Beneath this line sits some data. Return only its lines from the one holding "Write the seaborn" through the one holding "0.06, 0.08, 0.1]", inclusive, exactly, with the images removed.

---

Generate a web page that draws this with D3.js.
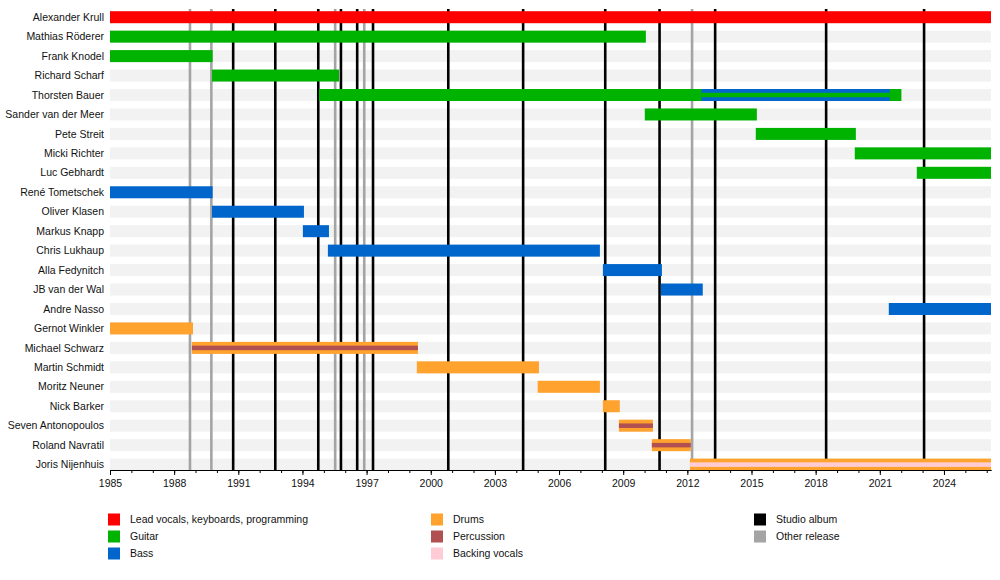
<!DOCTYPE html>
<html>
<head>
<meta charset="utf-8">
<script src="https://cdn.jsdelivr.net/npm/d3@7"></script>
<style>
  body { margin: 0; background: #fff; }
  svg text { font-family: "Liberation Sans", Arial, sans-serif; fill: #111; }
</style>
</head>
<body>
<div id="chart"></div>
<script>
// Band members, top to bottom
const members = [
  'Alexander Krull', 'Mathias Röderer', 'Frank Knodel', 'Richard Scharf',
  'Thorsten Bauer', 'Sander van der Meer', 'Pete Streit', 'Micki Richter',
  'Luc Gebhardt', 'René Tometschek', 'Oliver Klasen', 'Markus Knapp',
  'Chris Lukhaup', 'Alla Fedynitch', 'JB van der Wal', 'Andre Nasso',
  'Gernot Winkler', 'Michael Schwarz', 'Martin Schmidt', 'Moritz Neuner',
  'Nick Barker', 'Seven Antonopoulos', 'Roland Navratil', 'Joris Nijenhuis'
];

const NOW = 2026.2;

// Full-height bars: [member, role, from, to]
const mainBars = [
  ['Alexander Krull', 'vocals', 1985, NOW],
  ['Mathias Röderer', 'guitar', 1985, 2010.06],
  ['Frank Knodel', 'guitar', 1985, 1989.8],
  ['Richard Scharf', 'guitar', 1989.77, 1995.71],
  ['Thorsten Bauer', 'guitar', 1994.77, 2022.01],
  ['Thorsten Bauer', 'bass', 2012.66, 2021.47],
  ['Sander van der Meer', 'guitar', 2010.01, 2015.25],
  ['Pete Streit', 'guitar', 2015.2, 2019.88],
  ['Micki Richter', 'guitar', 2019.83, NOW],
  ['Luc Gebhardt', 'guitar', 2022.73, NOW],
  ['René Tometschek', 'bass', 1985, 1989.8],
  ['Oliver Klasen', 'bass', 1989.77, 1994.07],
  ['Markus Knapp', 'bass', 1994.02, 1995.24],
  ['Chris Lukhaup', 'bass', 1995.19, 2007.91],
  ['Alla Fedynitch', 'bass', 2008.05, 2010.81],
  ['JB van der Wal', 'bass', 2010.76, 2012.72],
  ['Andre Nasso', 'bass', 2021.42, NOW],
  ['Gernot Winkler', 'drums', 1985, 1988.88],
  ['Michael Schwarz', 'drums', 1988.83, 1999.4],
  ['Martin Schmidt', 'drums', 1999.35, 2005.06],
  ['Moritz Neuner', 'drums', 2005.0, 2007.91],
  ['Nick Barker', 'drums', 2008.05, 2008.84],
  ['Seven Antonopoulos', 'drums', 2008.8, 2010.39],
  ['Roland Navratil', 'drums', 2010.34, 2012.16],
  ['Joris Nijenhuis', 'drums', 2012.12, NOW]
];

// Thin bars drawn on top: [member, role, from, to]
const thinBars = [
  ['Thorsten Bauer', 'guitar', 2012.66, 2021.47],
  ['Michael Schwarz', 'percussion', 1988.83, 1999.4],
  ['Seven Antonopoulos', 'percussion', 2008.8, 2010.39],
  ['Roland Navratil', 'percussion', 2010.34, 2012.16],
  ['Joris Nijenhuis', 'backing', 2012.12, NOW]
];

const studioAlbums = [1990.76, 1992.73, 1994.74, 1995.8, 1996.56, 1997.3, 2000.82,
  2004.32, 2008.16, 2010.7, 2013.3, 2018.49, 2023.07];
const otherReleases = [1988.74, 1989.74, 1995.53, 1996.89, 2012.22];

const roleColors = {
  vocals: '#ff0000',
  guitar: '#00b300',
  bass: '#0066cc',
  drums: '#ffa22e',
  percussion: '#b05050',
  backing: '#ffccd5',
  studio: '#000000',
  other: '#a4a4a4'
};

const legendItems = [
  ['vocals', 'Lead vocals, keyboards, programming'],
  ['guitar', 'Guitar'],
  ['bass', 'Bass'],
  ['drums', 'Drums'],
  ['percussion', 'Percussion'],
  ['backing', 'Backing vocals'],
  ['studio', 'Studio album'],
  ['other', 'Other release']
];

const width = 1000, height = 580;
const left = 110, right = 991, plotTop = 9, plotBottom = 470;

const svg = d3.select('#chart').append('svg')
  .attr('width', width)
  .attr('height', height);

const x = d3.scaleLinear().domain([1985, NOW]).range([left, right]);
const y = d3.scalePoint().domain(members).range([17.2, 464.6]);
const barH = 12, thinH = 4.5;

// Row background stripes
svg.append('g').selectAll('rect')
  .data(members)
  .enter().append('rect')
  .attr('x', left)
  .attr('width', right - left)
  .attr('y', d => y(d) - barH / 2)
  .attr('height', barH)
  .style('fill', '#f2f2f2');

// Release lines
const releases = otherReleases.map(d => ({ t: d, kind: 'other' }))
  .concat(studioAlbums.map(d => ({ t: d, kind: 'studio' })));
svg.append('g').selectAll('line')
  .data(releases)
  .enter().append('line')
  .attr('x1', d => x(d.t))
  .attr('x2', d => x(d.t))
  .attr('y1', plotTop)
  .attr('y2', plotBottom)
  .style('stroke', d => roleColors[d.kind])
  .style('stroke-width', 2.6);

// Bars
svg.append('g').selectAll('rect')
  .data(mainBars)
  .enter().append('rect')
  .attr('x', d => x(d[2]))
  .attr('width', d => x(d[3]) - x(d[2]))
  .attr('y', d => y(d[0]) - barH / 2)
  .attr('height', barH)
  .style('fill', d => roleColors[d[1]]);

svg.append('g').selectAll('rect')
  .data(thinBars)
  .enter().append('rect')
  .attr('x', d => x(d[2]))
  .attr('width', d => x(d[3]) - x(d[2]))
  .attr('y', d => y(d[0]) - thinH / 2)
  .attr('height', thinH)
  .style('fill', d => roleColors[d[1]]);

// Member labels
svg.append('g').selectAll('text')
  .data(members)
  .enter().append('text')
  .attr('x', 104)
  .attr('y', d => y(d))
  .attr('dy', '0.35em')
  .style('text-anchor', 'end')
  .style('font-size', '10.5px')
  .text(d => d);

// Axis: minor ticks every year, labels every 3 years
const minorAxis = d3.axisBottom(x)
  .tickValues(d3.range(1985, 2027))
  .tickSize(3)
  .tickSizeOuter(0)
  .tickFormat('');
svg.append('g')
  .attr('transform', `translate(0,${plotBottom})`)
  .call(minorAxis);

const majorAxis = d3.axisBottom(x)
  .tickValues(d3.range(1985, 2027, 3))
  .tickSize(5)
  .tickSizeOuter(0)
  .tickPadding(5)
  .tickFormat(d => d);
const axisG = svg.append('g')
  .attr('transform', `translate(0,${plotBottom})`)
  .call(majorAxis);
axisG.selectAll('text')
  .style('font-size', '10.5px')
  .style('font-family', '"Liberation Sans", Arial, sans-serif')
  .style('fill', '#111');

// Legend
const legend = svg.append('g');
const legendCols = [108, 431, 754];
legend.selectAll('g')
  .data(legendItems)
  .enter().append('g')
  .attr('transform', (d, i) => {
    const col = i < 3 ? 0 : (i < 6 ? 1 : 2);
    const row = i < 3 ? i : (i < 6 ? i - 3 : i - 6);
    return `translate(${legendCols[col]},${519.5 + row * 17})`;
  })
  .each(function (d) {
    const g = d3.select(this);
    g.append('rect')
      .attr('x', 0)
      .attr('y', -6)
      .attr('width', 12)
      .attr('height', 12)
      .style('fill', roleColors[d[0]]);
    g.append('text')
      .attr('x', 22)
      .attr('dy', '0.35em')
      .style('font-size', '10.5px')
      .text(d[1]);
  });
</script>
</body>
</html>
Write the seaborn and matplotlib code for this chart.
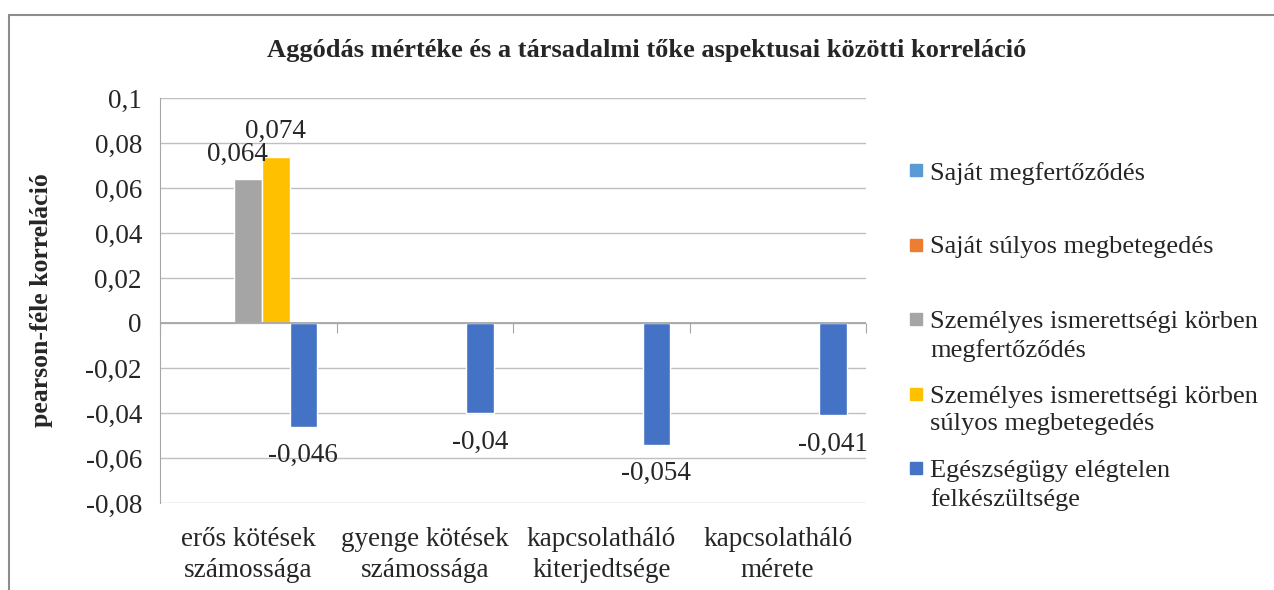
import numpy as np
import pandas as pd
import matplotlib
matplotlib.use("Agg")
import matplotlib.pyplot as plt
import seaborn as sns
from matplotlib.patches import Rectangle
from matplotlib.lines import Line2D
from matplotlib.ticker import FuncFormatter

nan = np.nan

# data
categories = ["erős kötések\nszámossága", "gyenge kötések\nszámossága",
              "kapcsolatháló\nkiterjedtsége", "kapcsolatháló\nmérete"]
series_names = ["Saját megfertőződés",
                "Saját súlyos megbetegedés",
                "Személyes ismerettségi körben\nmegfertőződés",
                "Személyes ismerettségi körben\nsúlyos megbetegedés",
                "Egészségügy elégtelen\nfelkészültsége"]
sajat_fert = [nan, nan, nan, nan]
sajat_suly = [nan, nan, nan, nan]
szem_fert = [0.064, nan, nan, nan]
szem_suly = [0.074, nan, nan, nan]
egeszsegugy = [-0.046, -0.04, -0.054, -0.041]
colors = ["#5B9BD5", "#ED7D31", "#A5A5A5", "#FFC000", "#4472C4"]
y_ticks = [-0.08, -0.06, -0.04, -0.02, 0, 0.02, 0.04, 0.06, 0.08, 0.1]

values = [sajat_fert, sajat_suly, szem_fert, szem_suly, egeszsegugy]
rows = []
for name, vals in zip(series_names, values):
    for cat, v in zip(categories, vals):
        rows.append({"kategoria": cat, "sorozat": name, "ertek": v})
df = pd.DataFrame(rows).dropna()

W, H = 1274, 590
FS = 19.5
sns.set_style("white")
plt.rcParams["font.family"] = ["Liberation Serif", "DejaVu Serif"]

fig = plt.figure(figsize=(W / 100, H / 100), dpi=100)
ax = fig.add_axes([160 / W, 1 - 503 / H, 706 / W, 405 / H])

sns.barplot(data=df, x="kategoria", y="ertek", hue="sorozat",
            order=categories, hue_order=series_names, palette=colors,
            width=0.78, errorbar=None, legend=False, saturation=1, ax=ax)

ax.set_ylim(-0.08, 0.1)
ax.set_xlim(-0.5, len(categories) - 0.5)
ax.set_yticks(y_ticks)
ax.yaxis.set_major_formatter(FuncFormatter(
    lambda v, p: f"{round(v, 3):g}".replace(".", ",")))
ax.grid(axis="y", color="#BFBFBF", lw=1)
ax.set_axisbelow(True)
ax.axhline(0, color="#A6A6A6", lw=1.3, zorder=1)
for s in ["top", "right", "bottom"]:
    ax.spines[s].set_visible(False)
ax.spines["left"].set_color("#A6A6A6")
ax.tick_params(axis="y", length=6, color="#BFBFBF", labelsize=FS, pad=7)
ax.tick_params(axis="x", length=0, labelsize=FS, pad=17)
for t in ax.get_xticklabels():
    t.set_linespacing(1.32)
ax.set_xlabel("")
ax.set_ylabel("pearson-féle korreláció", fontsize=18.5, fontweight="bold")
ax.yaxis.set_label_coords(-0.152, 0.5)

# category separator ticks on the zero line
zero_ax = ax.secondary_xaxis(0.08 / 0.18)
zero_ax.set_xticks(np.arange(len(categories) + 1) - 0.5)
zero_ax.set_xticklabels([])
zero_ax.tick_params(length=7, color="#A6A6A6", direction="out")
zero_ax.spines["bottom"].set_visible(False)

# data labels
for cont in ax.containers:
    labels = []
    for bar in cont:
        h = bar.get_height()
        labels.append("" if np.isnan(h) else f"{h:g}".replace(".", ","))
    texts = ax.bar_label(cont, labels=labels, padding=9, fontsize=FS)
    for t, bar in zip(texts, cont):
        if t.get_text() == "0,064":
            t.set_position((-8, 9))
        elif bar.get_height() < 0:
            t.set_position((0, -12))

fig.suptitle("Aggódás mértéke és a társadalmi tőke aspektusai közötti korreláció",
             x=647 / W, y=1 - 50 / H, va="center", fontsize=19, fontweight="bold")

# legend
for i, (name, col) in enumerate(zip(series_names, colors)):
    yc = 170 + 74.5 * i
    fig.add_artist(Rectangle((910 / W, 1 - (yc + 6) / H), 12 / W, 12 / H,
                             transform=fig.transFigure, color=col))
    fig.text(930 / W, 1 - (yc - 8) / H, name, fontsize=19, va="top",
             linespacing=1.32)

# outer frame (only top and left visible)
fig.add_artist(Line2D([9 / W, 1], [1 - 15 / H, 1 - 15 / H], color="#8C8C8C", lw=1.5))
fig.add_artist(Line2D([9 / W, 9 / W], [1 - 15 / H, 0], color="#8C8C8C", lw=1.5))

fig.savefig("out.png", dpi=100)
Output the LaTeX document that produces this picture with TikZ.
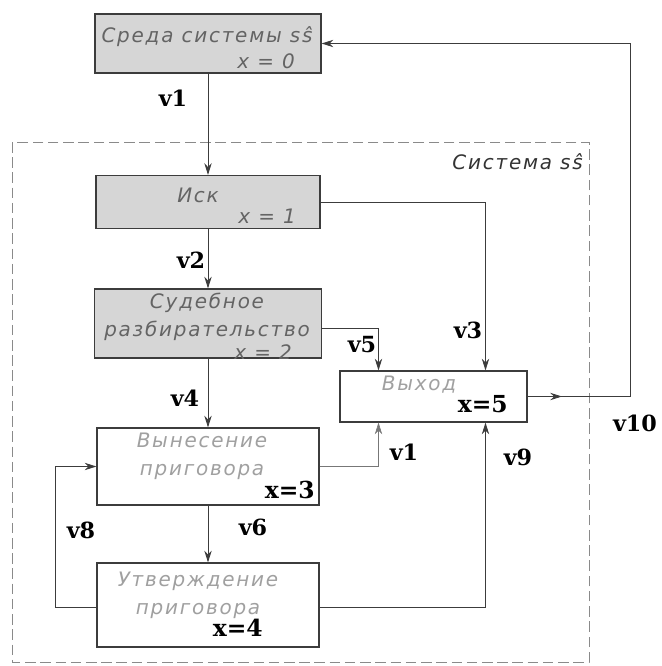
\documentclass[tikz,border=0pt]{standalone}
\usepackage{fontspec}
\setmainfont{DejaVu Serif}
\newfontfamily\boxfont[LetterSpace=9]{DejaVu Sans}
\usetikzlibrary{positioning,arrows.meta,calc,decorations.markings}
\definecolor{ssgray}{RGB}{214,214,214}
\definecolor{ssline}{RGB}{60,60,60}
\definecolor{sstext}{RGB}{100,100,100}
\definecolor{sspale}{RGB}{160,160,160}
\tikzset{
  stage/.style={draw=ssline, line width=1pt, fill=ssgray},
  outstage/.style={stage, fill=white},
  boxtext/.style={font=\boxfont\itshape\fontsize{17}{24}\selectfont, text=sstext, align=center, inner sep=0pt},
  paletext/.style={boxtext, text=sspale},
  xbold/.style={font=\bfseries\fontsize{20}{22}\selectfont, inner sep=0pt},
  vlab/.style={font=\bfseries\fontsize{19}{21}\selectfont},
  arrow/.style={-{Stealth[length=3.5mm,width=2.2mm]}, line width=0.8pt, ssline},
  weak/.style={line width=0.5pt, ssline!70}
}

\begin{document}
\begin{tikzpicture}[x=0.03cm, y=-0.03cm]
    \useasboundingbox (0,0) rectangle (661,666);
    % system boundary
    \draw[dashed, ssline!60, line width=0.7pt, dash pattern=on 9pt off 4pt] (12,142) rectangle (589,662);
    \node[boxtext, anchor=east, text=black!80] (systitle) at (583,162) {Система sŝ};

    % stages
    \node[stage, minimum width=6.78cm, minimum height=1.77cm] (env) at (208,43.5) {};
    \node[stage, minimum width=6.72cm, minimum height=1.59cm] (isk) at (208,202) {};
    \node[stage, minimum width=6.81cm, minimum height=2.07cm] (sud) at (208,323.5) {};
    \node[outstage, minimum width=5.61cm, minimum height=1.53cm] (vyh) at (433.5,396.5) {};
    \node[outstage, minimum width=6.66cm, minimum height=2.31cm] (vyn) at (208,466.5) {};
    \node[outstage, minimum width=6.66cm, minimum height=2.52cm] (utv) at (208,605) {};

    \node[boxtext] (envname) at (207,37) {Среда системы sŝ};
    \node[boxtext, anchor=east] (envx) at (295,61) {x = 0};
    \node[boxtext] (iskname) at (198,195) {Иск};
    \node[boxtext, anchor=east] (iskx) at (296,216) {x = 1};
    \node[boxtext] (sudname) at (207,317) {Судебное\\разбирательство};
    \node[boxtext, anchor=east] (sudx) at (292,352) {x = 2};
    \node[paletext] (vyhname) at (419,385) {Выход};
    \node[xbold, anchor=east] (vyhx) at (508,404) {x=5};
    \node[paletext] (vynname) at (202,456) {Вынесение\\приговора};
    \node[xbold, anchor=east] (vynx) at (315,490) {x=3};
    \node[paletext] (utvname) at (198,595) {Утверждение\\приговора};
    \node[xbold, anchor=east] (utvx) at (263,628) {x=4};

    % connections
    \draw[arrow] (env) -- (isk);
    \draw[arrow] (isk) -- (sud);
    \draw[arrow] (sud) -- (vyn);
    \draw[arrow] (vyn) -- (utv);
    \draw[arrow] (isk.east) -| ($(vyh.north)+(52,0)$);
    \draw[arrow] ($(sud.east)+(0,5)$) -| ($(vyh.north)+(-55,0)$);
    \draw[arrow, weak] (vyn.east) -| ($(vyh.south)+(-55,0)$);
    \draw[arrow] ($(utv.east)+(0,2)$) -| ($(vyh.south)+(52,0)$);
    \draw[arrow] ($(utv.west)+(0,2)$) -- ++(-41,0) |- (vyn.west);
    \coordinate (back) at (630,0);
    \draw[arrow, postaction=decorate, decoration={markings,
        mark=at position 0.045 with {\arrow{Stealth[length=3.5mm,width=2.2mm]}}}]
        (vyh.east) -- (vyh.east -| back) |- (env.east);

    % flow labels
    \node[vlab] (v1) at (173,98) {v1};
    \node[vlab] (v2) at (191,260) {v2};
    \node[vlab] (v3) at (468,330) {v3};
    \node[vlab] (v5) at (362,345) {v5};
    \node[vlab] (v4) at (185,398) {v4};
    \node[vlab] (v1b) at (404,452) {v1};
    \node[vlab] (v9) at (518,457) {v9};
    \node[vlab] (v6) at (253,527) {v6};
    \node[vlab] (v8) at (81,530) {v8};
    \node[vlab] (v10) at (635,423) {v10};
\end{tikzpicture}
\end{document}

---

The response:
Write the seaborn and matplotlib code for this chart.
import numpy as np
import pandas as pd
import matplotlib
matplotlib.use("Agg")
import matplotlib.pyplot as plt
import seaborn as sns
from matplotlib.patches import Rectangle
from matplotlib.lines import Line2D
from matplotlib.ticker import FuncFormatter

nan = np.nan

# data
categories = ["erős kötések\nszámossága", "gyenge kötések\nszámossága",
              "kapcsolatháló\nkiterjedtsége", "kapcsolatháló\nmérete"]
series_names = ["Saját megfertőződés",
                "Saját súlyos megbetegedés",
                "Személyes ismerettségi körben\nmegfertőződés",
                "Személyes ismerettségi körben\nsúlyos megbetegedés",
                "Egészségügy elégtelen\nfelkészültsége"]
sajat_fert = [nan, nan, nan, nan]
sajat_suly = [nan, nan, nan, nan]
szem_fert = [0.064, nan, nan, nan]
szem_suly = [0.074, nan, nan, nan]
egeszsegugy = [-0.046, -0.04, -0.054, -0.041]
colors = ["#5B9BD5", "#ED7D31", "#A5A5A5", "#FFC000", "#4472C4"]
y_ticks = [-0.08, -0.06, -0.04, -0.02, 0, 0.02, 0.04, 0.06, 0.08, 0.1]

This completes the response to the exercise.